Lightyear review: Not a disaster, but lacking in Pixar’s trademark imagination

Disney/Pixar

Dir: Angus MacLane. Starring (voices): Chris Evans, Keke Palmer, Peter Sohn, James Brolin, Taika Waititi, Dale Soules, Uzo Aduba. PG, 110 minutes.

“This isn’t Buzz Lightyear the toy,” Chris Evans tweeted in 2020. “This is the origin story of the human Buzz Lightyear that the toy is based on.” The actor had just been announced as the star of Pixar’s Lightyear – the voice of this new, human Buzz. And he’d clearly been instructed to send out a bit of executive-approved messaging for the film. But it was odd to see that brand of vacuous corporate-speak come from Pixar. This is the same animation studio that’s delivered decades of imaginative, heart-on-sleeve explorations into life, death and every tear-inducing emotion in between. Yet here they were, the makers of Up and Inside Out, trying to sell us on the idea that a spin-off of the Toy Story franchise wasn’t really a spin-off, but a crucial building block in the story of how a toy became a toy.

I’m happy to report that you can drop a little of your pessimism around Lightyear. A little, if not all of it. The film, in reality, frames its premise a lot less cynically than it might seem. This is supposed to be the film that Andy, the kid who owned Woody and Buzz, watched at some formative age. It’s meant to be the Star Wars of his universe. Actually, no – that sets the bar way too high. It’s more akin to one of the many sci-fi romps that feverishly chased after Star Wars’s success. Something like 1984’s The Last Starfighter. But Lightyear isn’t particularly bogged down by the Toy Story connections. That familiar purple-and-green space suit is there, and the film tries to recontextualise Buzz’s catchphrase – “to infinity and beyond” – as a pre-flight ritual in the same way Sam Shepard’s Chuck Yeager would always ask for a stick of Beaman’s gum in 1983’s space drama The Right Stuff. The “ooooh”-ing green aliens never cameo, nor is there any hint of Spanish-mode Buzz.

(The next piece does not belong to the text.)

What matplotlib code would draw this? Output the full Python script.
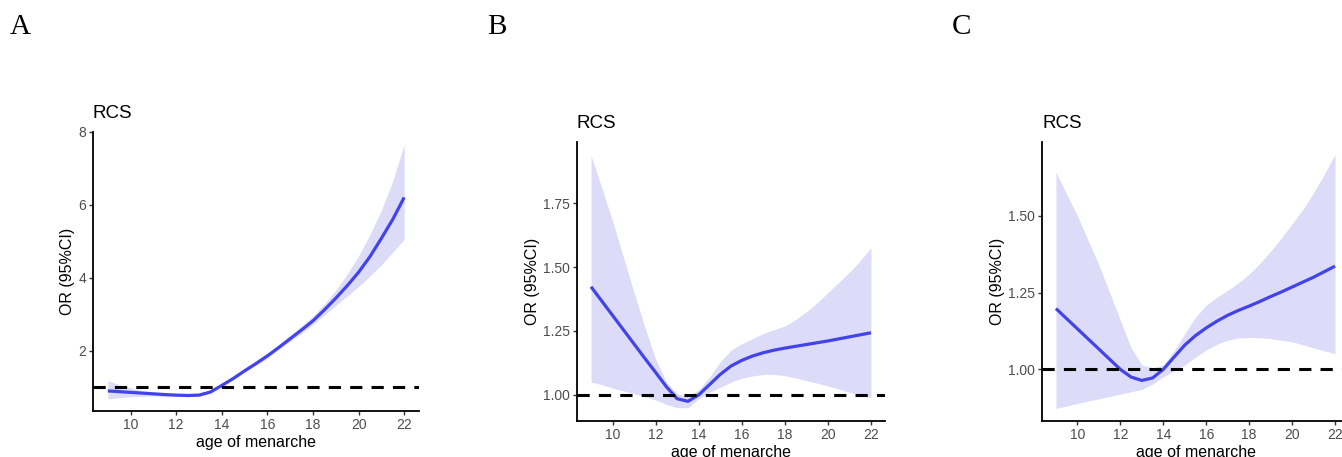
import matplotlib
matplotlib.use("Agg")
import matplotlib.pyplot as plt

# ---------------- data ----------------
age = [9, 9.5, 10, 10.5, 11, 11.5, 12, 12.5, 13, 13.5, 14, 14.5, 15, 15.5, 16,
       16.5, 17, 17.5, 18, 18.5, 19, 19.5, 20, 20.5, 21, 21.5, 22]

or_a = [0.90, 0.88, 0.86, 0.84, 0.82, 0.80, 0.785, 0.775, 0.785, 0.87, 1.05, 1.24, 1.45, 1.65,
        1.86, 2.09, 2.33, 2.57, 2.82, 3.12, 3.44, 3.78, 4.15, 4.58, 5.08, 5.60, 6.20]
up_a = [1.18, 1.07, 0.98, 0.91, 0.87, 0.84, 0.82, 0.81, 0.82, 0.90, 1.08, 1.27, 1.49, 1.70,
        1.92, 2.17, 2.42, 2.68, 2.95, 3.28, 3.66, 4.10, 4.60, 5.18, 5.85, 6.65, 7.65]
lo_a = [0.68, 0.71, 0.74, 0.75, 0.76, 0.755, 0.75, 0.74, 0.75, 0.84, 1.02, 1.21, 1.41, 1.60,
        1.80, 2.04, 2.26, 2.48, 2.72, 2.98, 3.24, 3.50, 3.76, 4.05, 4.35, 4.70, 5.05]

or_b = [1.423, 1.367, 1.311, 1.255, 1.199, 1.143, 1.088, 1.032, 0.985, 0.975, 1.0, 1.04, 1.08,
        1.113, 1.135, 1.152, 1.165, 1.175, 1.183, 1.19, 1.197, 1.204, 1.211, 1.219, 1.227,
        1.235, 1.243]
up_b = [1.937, 1.81, 1.68, 1.54, 1.40, 1.265, 1.14, 1.05, 1.005, 0.995, 1.02, 1.07, 1.13,
        1.175, 1.20, 1.22, 1.24, 1.255, 1.27, 1.295, 1.325, 1.36, 1.40, 1.44, 1.48, 1.525, 1.575]
lo_b = [1.05, 1.04, 1.027, 1.016, 1.005, 0.993, 0.98, 0.963, 0.95, 0.95, 0.985, 1.01, 1.03,
        1.05, 1.065, 1.074, 1.08, 1.08, 1.075, 1.066, 1.056, 1.046, 1.035, 1.023, 1.01, 0.998,
        0.99]

or_c = [1.198, 1.165, 1.132, 1.099, 1.066, 1.033, 1.0, 0.975, 0.964, 0.972, 1.0, 1.04, 1.079,
        1.11, 1.135, 1.157, 1.176, 1.192, 1.206, 1.221, 1.237, 1.252, 1.268, 1.284, 1.30,
        1.318, 1.336]
up_c = [1.642, 1.57, 1.50, 1.42, 1.34, 1.25, 1.16, 1.07, 1.015, 1.005, 1.014, 1.06, 1.117,
        1.17, 1.209, 1.235, 1.257, 1.282, 1.31, 1.345, 1.385, 1.428, 1.474, 1.52, 1.575,
        1.635, 1.70]
lo_c = [0.873, 0.881, 0.889, 0.897, 0.904, 0.912, 0.920, 0.927, 0.935, 0.952, 0.976, 0.995,
        1.014, 1.04, 1.063, 1.082, 1.095, 1.102, 1.104, 1.103, 1.10, 1.095, 1.09, 1.08, 1.07,
        1.06, 1.052]

x_ticks = [10, 12, 14, 16, 18, 20, 22]
y_ticks_a = [2, 4, 6, 8]
y_ticks_b = [1.00, 1.25, 1.50, 1.75]
y_ticks_c = [1.00, 1.25, 1.50]

panel_letters = ["A", "B", "C"]
title = "RCS"
xlabel = "age of menarche"
ylabel = "OR (95%CI)"
ref_value = 1.0

# ---------------- figure ----------------
W, H = 1342, 457
fig = plt.figure(figsize=(W / 100, H / 100), dpi=100)
plt.rcParams['font.family'] = ['Liberation Sans', 'DejaVu Sans']

def frac(l, r, t, b):
    return [l / W, 1 - b / H, (r - l) / W, (b - t) / H]

panels = [
    dict(pos=frac(93, 419, 131.7, 411), y=or_a, up=up_a, lo=lo_a, yt=y_ticks_a,
         ylim=(0.35, 8.0), fmt="{:g}", lx=10),
    dict(pos=frac(577, 885, 141.7, 421), y=or_b, up=up_b, lo=lo_b, yt=y_ticks_b,
         ylim=(0.898, 1.99), fmt="{:.2f}", lx=487),
    dict(pos=frac(1042, 1349, 141.7, 421), y=or_c, up=up_c, lo=lo_c, yt=y_ticks_c,
         ylim=(0.832, 1.741), fmt="{:.2f}", lx=952),
]

line_col = "#4343EC"
fill_col = "#DCDCF8"

for p, letter in zip(panels, panel_letters):
    ax = fig.add_axes(p["pos"])
    ax.fill_between(age, p["lo"], p["up"], color=fill_col, lw=0, zorder=1)
    ax.plot(age, p["y"], color=line_col, lw=2.3, solid_joinstyle='round',
            solid_capstyle='butt', zorder=3)
    ax.axhline(ref_value, color="black", lw=2.2, dashes=(4, 3), zorder=4)
    ax.set_xlim(8.35, 22.65)
    ax.set_ylim(*p["ylim"])
    ax.set_xticks(x_ticks)
    ax.set_yticks(p["yt"])
    ax.set_yticklabels([p["fmt"].format(v) for v in p["yt"]])
    for s in ["top", "right"]:
        ax.spines[s].set_visible(False)
    for s in ["left", "bottom"]:
        ax.spines[s].set_linewidth(1.3)
        ax.spines[s].set_color("black")
    ax.tick_params(axis="both", length=3, width=1.0, color="#333333",
                   labelcolor="#4D4D4D", labelsize=10, pad=2)
    ax.set_xlabel(xlabel, fontsize=11.5, labelpad=2)
    ax.set_ylabel(ylabel, fontsize=11.5, labelpad=2)
    ax.set_title(title, loc="left", fontsize=13.5, pad=10)
    fig.text(p["lx"] / W, 1 - 27 / H, letter, fontsize=21,
             family=["Liberation Serif", "DejaVu Serif"], va="center", ha="left")

fig.savefig("out.png", dpi=100)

Nostalgia rarely factors into Lightyear, which makes the franchise connection feel almost like a bit of window dressing slapped on to an entirely unrelated sci-fi story. Maybe that’s the only way to get butts in seats these days. Especially to watch what is, at the end of the day, a film that does the job it needs to do but without a crumb of anything more. When we meet Buzz – human Buzz, that is – he’s mid-mission with his commanding officer Alisha Hawthorne (Uzo Aduba), sent down from his colony ship to explore possible signs of life on an alien planet. All he finds are a bunch of murderous bugs and vines but, when Buzz tries to hightail their ship out of there, a moment’s miscalculation leaves the entire crew stranded on the planet’s surface. His desperate attempts to fix what he broke, while refusing to accept even a morsel of help, lead him on a series of missions that propel him decades into the future. The lives of friends and colleagues pass by in what, for Buzz, feels only like a handful of days.

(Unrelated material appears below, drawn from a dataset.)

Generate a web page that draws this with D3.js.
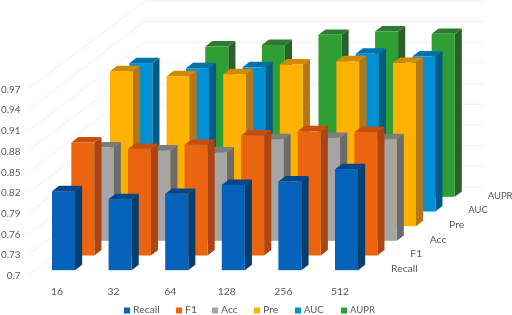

So far, Buzz sounds like the Buzz we know: an egotist who hates teamwork. And the lessons he learns are roughly the same, albeit with a more holistic, “you only live once” attitude to accepting human fallibility. Buzz teams up with Alicia’s granddaughter Izzy (Keke Palmer) and, alongside a duo of loveable incompetents voiced by Dale Soules and Thor: Love and Thunder director Taika Waititi, they battle an attempted invasion by the mysterious and threatening Zurg (James Brolin). The way director Angus MacLane, who co-wrote the film with Jason Headley, handles his villain neatly summarises the ground-level problem with Lightyear – the choices made serve its story well, but make it almost impossible to relate Zurg to the version we already know from the Toy Story movies.

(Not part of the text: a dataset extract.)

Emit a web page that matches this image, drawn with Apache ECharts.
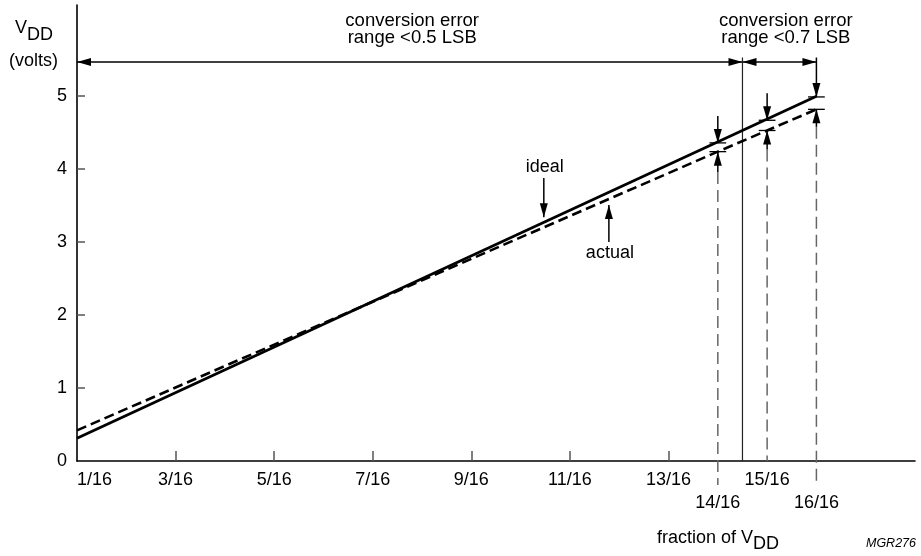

The “good” here lies largely in the smaller touches. The voice work is stellar, and Evans borrows just enough vocal inflection from Tim Allen (the OG Buzz) to keep the performances connected. The emotional beats are also still unshakeably sincere, as is the Pixar way – there’s a montage of the decades passing by, which sees Alisha fall in love with a woman working on the ship. They build a life together (it’s here that a widely discussed kiss takes place, a brief but relatively significant moment of LGBT+ representation in mainstream film). And the humour works, too, with jokes about futuristic sandwiches, pop-out spacesuit pens and a robotic cat named Sox (voiced by The Good Dinosaur director Peter Sohn) that’s both adorable and cheerily sinister.

As might be expected, Lightyear is so painstakingly animated that, if you looked at a few frames in isolation, they’d be almost indistinguishable from the live-action blockbusters Pixar’s clearly competing against. It wants to look exactly like something Toy Story’s Andy would have loved. And so it borrows, again and again, from other films, such as 2001: A Space Odyssey and Aliens. But this is the studio that’s meant to imagine the unimaginable, from metaphysical planes of existence to, at the very least, a rat stirring a pot of soup. When every live-action film is so packed with CGI that it looks animated, what’s the point of making an animated movie that looks live-action?